The valuation makes Rivian the second most valuable US carmaker after Tesla (US$1 trillion market cap), and ranking ahead of General Motors (US$85bn) and Ford Motors (US$77bn).

The US$12bn raised in the IPO was the biggest in the world in 2021 and according to stats, the seventh largest IPO in US stock exchange history.

It was also the biggest IPO listing in terms of market value since Facebook’s US$104bn IPO in 2012.

Rivian makes cars out of its Illinois plant, with initial models that include pickup trucks, SUVs, and commercial delivery van.


The Rivian R1S SUV 2020 model Picture: Rivian Group


It was founded in 2009 but has flown under the radar until Jeff Bezos’ Amazon invested 22% in the company in 2019 and ordered 100,000 delivery vans.

Aside from Amazon, the company boasts big hitting asset managers Blackrock and T.Rowe Price on its register.

With Rivian’s share price blowing past the initial IPO price of US$78 to close at US$100.73 on day one, it’s left Ausie investors wondering if now is a good time to invest in EV-related stocks.

The ACDC ETF on the ASX

In fast-moving and emerging industries, it can be hard to pick individual winners.

So investing in a diversified fund like ETFS Battery Tech & Lithium ETF (ASX:ACDC) allows investors to access the potential growth across the EV battery technology megatrend.

ACDC invests in companies involved in the supply chain and production for battery technology and lithium mining, and even includes car makers themselves like Tesla.

The ETF tracks the performance of the Solactive Battery Value-Chain Index, which comprise mainly of companies that are providers of electrochemical storage technology and mining companies that produce metals.


Top 10 allocations for the ACDC fund. Source: ETF Securities


Stocks in ACDC are equally weighted, meaning each holding makes up the same portion of the portfolio at each semi-annual rebalance, and therefore contribute equally to overall performance.

In terms of stocks selection, the fund has some strict criteria.

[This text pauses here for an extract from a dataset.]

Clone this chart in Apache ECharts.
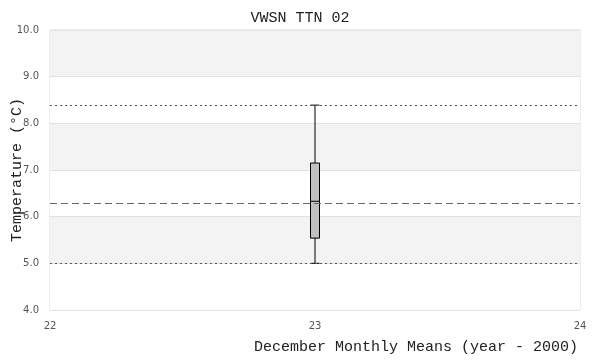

For example, for energy storage technology stocks, the fund only chooses those that are identified from the Clean Horizon’s Energy Storage Source, classified as electrochemical, and have an energy capacity of at least 1 MWh.

For mining companies, stocks are chosen from Fastmarkets’ Metal Bulletin, including all companies producing battery grade lithium, with their primary listing on an eligible exchange.

Since inception in 2018, the fund has returned 27%, and 50% in the past year alone, which was the best returning ETF in Australia.

ACDC ETF performance. Source: ETF Securities

Investors in the ACDC however will have to pay 0.6% in management fees annually, which is relatively high compared to other ETFs.